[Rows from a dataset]
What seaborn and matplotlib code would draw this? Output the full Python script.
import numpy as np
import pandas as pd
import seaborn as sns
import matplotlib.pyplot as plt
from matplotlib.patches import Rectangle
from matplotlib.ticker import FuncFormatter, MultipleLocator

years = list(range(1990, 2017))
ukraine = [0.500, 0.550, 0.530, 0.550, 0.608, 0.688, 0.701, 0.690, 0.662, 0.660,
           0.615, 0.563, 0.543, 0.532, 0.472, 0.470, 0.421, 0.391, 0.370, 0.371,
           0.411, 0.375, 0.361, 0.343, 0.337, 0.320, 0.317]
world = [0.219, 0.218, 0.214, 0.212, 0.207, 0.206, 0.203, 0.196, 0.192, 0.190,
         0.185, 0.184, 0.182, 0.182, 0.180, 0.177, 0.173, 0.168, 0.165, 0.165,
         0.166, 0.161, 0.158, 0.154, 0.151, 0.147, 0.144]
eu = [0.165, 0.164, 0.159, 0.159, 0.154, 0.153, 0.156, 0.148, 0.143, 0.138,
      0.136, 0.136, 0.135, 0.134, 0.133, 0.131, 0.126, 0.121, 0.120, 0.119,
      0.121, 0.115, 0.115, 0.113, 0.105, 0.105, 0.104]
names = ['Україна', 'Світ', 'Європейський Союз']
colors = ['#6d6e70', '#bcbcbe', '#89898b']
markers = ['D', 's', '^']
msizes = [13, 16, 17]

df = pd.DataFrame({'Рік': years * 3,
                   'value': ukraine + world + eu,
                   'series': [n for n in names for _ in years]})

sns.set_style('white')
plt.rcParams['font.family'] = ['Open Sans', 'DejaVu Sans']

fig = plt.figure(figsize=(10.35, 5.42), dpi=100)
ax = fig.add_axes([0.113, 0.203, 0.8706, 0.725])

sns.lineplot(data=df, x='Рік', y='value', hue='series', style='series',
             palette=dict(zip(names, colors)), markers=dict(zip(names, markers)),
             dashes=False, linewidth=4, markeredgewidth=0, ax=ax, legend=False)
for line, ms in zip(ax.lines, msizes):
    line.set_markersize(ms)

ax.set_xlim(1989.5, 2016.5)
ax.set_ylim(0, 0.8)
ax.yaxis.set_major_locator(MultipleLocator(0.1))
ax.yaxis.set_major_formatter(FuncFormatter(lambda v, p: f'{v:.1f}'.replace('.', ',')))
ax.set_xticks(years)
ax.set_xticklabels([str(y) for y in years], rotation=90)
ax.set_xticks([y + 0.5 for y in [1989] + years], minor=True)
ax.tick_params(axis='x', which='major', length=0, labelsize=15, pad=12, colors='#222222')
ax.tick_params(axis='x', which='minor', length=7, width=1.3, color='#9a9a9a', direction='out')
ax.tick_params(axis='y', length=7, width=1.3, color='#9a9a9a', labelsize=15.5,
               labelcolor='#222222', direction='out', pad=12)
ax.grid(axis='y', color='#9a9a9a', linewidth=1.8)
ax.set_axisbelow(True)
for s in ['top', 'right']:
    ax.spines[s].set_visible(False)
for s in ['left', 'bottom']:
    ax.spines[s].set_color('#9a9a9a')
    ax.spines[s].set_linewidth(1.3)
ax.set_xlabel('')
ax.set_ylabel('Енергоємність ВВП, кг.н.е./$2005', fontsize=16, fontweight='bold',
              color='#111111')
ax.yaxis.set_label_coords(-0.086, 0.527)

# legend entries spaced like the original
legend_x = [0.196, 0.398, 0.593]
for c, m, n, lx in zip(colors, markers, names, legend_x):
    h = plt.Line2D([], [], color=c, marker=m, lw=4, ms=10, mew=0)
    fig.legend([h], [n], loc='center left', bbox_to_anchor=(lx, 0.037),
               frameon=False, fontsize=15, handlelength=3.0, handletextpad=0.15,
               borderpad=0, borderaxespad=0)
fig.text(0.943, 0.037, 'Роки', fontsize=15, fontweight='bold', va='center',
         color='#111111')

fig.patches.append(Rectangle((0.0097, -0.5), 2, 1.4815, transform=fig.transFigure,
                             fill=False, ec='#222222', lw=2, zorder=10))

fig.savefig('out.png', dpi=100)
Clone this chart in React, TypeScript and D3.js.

▶ **REQUIRED WORK**: Restate each record exactly as written.

▶ **TASK OUTPUT**:
What seaborn and matplotlib code would draw this? Output the full Python script.
import numpy as np
import pandas as pd
import seaborn as sns
import matplotlib.pyplot as plt
from matplotlib.patches import Rectangle
from matplotlib.ticker import FuncFormatter, MultipleLocator

years = list(range(1990, 2017))
ukraine = [0.500, 0.550, 0.530, 0.550, 0.608, 0.688, 0.701, 0.690, 0.662, 0.660,
           0.615, 0.563, 0.543, 0.532, 0.472, 0.470, 0.421, 0.391, 0.370, 0.371,
           0.411, 0.375, 0.361, 0.343, 0.337, 0.320, 0.317]
world = [0.219, 0.218, 0.214, 0.212, 0.207, 0.206, 0.203, 0.196, 0.192, 0.190,
         0.185, 0.184, 0.182, 0.182, 0.180, 0.177, 0.173, 0.168, 0.165, 0.165,
         0.166, 0.161, 0.158, 0.154, 0.151, 0.147, 0.144]
eu = [0.165, 0.164, 0.159, 0.159, 0.154, 0.153, 0.156, 0.148, 0.143, 0.138,
      0.136, 0.136, 0.135, 0.134, 0.133, 0.131, 0.126, 0.121, 0.120, 0.119,
      0.121, 0.115, 0.115, 0.113, 0.105, 0.105, 0.104]
names = ['Україна', 'Світ', 'Європейський Союз']
colors = ['#6d6e70', '#bcbcbe', '#89898b']
markers = ['D', 's', '^']
msizes = [13, 16, 17]

df = pd.DataFrame({'Рік': years * 3,
                   'value': ukraine + world + eu,
                   'series': [n for n in names for _ in years]})

sns.set_style('white')
plt.rcParams['font.family'] = ['Open Sans', 'DejaVu Sans']

fig = plt.figure(figsize=(10.35, 5.42), dpi=100)
ax = fig.add_axes([0.113, 0.203, 0.8706, 0.725])

sns.lineplot(data=df, x='Рік', y='value', hue='series', style='series',
             palette=dict(zip(names, colors)), markers=dict(zip(names, markers)),
             dashes=False, linewidth=4, markeredgewidth=0, ax=ax, legend=False)
for line, ms in zip(ax.lines, msizes):
    line.set_markersize(ms)

ax.set_xlim(1989.5, 2016.5)
ax.set_ylim(0, 0.8)
ax.yaxis.set_major_locator(MultipleLocator(0.1))
ax.yaxis.set_major_formatter(FuncFormatter(lambda v, p: f'{v:.1f}'.replace('.', ',')))
ax.set_xticks(years)
ax.set_xticklabels([str(y) for y in years], rotation=90)
ax.set_xticks([y + 0.5 for y in [1989] + years], minor=True)
ax.tick_params(axis='x', which='major', length=0, labelsize=15, pad=12, colors='#222222')
ax.tick_params(axis='x', which='minor', length=7, width=1.3, color='#9a9a9a', direction='out')
ax.tick_params(axis='y', length=7, width=1.3, color='#9a9a9a', labelsize=15.5,
               labelcolor='#222222', direction='out', pad=12)
ax.grid(axis='y', color='#9a9a9a', linewidth=1.8)
ax.set_axisbelow(True)
for s in ['top', 'right']:
    ax.spines[s].set_visible(False)
for s in ['left', 'bottom']:
    ax.spines[s].set_color('#9a9a9a')
    ax.spines[s].set_linewidth(1.3)
ax.set_xlabel('')
ax.set_ylabel('Енергоємність ВВП, кг.н.е./$2005', fontsize=16, fontweight='bold',
              color='#111111')
ax.yaxis.set_label_coords(-0.086, 0.527)

# legend entries spaced like the original
legend_x = [0.196, 0.398, 0.593]
for c, m, n, lx in zip(colors, markers, names, legend_x):
    h = plt.Line2D([], [], color=c, marker=m, lw=4, ms=10, mew=0)
    fig.legend([h], [n], loc='center left', bbox_to_anchor=(lx, 0.037),
               frameon=False, fontsize=15, handlelength=3.0, handletextpad=0.15,
               borderpad=0, borderaxespad=0)
fig.text(0.943, 0.037, 'Роки', fontsize=15, fontweight='bold', va='center',
         color='#111111')

fig.patches.append(Rectangle((0.0097, -0.5), 2, 1.4815, transform=fig.transFigure,
                             fill=False, ec='#222222', lw=2, zorder=10))

fig.savefig('out.png', dpi=100)
Clone this chart in React, TypeScript and D3.js.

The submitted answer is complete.